Many versions of the same story

One thing is being interested in the world. Another is making yourself the mouthpiece of mass murderers. Why give them a voice?

"It was never Josh's nor my intention to make a film that give them a pulpit," Byrge Sørensen says. "But if you want to understand where genocide comes from and prevent it from happening again, you have to find out what drives the perpetrators. By letting them speak and recreating scenes in their versions of events, Josh is documenting how the perpetrators of this genocide think."

In large parts of the film, the perpetrators seem completely twisted and unscrupulous, bragging about their participation in a brutal genocide and demonstrating the most effective way of strangling someone with a steel wire. How did the director get them to talk so openly about what they had done?

"Josh had built up very good relationships with these people. He listened to them without judging. When I came along on shoot, I, too, concentrated on being open and present and held off dealing with my own feelings until I got back home. I'm sure one of Anwar's (Anwar Congo, the film's main character, ed.) reasons for being in the film is that he gets an opportunity to talk about his nightmares. He needed that because, needless to say, killing another human being affects you, and the point is that it was people who committed these atrocities, not monsters," Byrge Sørensen says.

"It's interesting that, in an Indonesian context, you can say straight out that you intend to tell the story of what happened in 1965-66. Only, it's a story that's understood in many different ways." Indonesia has never had a reckoning with its bloody past. After 1966, a military regime ruled the country for 31 years and it had no interest in seeing anyone who helped them come into power being charged with murder.
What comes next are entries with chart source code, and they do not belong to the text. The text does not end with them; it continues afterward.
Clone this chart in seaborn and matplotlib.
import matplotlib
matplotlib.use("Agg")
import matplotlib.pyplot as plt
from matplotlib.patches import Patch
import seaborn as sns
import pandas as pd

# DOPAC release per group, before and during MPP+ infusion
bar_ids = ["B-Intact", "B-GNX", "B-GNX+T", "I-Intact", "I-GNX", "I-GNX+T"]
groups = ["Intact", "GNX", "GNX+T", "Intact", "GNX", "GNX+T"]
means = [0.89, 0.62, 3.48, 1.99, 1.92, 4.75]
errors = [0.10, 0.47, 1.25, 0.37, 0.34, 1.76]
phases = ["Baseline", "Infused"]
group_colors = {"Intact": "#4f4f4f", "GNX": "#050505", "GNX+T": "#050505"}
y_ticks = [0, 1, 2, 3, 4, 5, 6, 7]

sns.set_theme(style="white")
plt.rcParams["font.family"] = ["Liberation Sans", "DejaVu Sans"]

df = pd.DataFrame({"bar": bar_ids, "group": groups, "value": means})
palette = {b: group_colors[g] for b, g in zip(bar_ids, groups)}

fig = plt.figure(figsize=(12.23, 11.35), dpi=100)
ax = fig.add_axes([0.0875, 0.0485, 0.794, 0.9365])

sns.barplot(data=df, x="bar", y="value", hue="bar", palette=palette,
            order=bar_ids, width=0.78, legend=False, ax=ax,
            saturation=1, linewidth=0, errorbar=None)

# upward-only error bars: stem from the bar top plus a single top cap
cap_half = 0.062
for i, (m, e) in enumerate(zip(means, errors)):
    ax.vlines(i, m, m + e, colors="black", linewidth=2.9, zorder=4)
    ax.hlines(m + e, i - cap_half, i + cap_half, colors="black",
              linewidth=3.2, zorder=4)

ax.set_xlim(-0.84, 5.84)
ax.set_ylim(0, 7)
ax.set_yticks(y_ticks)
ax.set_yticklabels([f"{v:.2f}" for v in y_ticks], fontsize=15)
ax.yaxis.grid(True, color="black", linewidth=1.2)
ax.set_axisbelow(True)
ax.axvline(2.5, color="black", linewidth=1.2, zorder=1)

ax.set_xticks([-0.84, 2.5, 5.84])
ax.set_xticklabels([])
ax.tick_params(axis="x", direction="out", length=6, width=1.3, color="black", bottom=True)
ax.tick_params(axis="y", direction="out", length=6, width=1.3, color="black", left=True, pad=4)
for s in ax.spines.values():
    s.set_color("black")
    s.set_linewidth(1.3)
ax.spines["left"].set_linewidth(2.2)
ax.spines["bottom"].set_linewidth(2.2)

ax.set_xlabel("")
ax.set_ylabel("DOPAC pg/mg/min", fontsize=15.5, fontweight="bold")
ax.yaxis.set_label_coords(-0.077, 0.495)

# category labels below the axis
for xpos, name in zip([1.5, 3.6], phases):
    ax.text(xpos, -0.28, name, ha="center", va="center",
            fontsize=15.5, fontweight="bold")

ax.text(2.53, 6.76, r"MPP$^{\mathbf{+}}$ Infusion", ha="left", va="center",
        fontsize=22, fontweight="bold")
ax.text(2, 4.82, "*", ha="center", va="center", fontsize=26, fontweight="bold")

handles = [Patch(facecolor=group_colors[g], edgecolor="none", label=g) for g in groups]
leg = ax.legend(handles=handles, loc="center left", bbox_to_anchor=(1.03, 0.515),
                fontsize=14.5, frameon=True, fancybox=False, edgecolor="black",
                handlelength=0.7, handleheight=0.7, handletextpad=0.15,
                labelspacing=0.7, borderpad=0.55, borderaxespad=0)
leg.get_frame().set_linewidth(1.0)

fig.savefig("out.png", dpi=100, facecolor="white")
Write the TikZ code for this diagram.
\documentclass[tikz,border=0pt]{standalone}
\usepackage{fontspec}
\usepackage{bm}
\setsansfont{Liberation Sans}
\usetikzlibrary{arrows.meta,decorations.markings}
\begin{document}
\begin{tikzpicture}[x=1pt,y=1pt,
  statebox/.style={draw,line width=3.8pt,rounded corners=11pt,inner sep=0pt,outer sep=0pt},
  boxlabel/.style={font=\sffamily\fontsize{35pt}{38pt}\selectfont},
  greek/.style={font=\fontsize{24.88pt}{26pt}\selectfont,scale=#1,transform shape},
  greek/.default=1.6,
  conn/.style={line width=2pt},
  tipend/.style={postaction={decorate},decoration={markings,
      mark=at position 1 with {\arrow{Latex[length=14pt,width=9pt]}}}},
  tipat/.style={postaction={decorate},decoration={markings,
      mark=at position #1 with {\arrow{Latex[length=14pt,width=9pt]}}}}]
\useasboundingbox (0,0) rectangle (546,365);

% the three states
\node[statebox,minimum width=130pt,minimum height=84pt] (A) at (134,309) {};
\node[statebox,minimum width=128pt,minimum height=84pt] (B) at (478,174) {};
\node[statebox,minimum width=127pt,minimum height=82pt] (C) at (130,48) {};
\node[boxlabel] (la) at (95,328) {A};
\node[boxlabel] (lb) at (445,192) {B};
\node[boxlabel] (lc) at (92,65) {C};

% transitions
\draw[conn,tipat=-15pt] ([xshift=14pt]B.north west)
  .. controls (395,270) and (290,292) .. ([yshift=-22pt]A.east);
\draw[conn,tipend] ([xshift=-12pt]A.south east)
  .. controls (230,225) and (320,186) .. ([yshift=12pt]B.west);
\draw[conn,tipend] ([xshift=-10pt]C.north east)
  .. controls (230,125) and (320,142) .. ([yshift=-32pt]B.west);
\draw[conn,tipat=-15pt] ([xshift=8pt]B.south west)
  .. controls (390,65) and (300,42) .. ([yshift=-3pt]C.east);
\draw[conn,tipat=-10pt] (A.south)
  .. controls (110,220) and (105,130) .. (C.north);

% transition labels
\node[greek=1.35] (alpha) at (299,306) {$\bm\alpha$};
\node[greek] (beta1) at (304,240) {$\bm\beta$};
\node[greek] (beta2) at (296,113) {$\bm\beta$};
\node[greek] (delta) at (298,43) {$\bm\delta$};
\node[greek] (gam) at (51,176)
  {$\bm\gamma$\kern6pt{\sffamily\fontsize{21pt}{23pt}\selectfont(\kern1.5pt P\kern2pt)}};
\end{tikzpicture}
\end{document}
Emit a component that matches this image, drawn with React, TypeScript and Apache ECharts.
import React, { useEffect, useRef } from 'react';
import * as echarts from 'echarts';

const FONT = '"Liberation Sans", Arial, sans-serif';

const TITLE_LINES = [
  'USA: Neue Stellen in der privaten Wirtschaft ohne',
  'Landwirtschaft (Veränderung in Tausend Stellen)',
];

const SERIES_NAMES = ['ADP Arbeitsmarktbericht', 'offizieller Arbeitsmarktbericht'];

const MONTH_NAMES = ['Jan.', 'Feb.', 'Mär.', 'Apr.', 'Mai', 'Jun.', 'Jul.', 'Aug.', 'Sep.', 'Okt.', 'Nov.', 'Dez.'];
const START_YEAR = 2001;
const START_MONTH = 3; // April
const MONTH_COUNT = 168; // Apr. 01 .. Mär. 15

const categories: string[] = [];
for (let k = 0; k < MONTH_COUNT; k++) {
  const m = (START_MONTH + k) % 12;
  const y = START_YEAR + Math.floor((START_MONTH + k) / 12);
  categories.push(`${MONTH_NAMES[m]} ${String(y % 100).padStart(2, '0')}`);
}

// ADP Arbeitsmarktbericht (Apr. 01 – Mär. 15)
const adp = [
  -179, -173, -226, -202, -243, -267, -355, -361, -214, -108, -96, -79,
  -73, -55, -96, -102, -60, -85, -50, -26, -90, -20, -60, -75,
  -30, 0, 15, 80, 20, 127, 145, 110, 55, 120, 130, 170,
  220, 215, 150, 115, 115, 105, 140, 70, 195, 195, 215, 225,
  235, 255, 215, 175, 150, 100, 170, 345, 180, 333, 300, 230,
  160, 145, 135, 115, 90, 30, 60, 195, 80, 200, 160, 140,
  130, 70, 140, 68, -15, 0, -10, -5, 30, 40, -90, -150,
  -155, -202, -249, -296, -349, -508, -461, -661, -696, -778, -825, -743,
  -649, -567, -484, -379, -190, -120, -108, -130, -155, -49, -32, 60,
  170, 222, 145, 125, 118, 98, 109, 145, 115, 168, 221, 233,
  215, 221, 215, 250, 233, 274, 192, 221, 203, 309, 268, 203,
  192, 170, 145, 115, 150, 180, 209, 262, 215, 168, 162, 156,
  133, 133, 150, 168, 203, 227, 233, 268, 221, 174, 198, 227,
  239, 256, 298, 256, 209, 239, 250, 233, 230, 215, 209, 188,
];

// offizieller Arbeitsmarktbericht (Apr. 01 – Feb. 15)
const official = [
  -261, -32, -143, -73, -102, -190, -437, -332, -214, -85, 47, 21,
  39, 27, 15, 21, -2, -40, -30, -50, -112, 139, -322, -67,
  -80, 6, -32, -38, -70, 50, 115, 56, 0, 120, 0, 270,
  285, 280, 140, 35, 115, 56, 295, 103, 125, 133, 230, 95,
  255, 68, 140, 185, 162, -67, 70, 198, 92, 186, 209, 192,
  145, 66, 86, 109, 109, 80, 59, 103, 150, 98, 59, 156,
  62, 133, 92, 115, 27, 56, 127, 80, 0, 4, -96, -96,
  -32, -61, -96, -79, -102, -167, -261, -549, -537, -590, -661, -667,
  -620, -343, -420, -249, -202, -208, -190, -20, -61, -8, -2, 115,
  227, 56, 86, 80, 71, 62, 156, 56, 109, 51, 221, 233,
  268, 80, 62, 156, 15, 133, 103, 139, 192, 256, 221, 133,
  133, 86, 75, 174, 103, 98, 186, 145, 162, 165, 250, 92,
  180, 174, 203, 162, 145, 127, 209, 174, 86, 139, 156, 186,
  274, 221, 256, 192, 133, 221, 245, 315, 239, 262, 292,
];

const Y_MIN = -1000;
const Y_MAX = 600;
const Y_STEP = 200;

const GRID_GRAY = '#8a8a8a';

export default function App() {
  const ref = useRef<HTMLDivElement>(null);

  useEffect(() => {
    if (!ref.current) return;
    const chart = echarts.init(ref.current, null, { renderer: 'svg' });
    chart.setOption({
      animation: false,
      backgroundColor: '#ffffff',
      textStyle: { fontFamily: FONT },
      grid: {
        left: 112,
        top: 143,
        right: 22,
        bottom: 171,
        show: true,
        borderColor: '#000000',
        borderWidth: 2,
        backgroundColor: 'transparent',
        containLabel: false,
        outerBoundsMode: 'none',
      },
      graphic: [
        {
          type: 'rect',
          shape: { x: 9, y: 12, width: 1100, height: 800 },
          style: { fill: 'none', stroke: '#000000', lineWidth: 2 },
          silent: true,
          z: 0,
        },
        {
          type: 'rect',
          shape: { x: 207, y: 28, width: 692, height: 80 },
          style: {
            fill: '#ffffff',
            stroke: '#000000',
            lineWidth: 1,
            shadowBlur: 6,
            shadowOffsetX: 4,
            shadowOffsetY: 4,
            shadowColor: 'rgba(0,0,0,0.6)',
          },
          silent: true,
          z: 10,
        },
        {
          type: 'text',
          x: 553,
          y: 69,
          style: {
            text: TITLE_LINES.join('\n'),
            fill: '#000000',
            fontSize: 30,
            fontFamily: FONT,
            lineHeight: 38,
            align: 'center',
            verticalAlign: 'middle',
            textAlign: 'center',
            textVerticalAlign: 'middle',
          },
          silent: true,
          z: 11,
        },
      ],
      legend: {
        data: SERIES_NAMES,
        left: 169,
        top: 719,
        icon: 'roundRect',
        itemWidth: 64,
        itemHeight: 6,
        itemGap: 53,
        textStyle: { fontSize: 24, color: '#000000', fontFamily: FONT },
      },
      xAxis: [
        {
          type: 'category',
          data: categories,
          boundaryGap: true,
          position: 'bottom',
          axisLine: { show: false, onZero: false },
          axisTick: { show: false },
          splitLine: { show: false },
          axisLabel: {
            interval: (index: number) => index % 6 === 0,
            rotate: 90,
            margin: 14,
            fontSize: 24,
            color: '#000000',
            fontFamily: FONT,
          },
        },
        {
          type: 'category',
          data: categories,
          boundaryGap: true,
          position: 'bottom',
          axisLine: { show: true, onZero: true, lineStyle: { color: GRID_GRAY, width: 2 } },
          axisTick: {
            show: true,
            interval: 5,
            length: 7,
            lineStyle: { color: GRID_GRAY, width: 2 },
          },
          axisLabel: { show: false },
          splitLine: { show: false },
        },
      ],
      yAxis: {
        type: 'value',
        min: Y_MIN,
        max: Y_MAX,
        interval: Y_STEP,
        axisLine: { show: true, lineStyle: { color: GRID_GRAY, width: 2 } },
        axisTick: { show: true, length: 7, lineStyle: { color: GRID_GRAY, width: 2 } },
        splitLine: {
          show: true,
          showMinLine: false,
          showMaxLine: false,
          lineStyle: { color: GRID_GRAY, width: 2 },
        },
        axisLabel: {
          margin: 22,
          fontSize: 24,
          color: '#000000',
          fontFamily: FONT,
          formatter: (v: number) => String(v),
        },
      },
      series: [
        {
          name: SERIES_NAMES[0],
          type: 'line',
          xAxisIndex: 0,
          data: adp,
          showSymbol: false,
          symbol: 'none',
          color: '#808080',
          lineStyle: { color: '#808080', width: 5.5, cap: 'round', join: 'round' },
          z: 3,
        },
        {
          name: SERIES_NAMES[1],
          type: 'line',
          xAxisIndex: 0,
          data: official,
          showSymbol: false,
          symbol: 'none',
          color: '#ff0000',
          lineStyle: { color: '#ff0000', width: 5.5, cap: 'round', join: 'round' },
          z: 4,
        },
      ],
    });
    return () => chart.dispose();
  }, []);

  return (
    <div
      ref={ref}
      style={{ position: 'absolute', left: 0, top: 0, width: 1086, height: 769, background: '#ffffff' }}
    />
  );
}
"The winners write the laws and they write history. The story that the communists were evil and it was good that they were killed hasn't really been contested. Moreover, in our part of the world, in the mid-'60s, as the Vietnam War was raging, it was welcome news that an Asian country was taking care of its communists themselves without our intervention," Byrge Sørensen says.

Hope for the future of Indonesia

Byrge Sørensen is delighted that the film has sparked debate in the US over Guantanamo, torture and impunity, and she's especially delighted at the powerful reactions the film has elicited in Indonesia. The Indonesian Tempo magazine put out a special issue about the genocide, and the film is still being discussed in both the Indonesian and the English-language press in the country. The national human rights commission has released a report about the 1965-66 killings which it has been working on for four years that the government has ignored until now. Byrge Sørensen hopes that the current discussion will change all that.

"We hope the film can be used as a catalyst for a truth and reconciliation process, that there will be open discussion and that the general discourse will change, so that the genocide is not something to brag about. And we hope it will happen peacefully".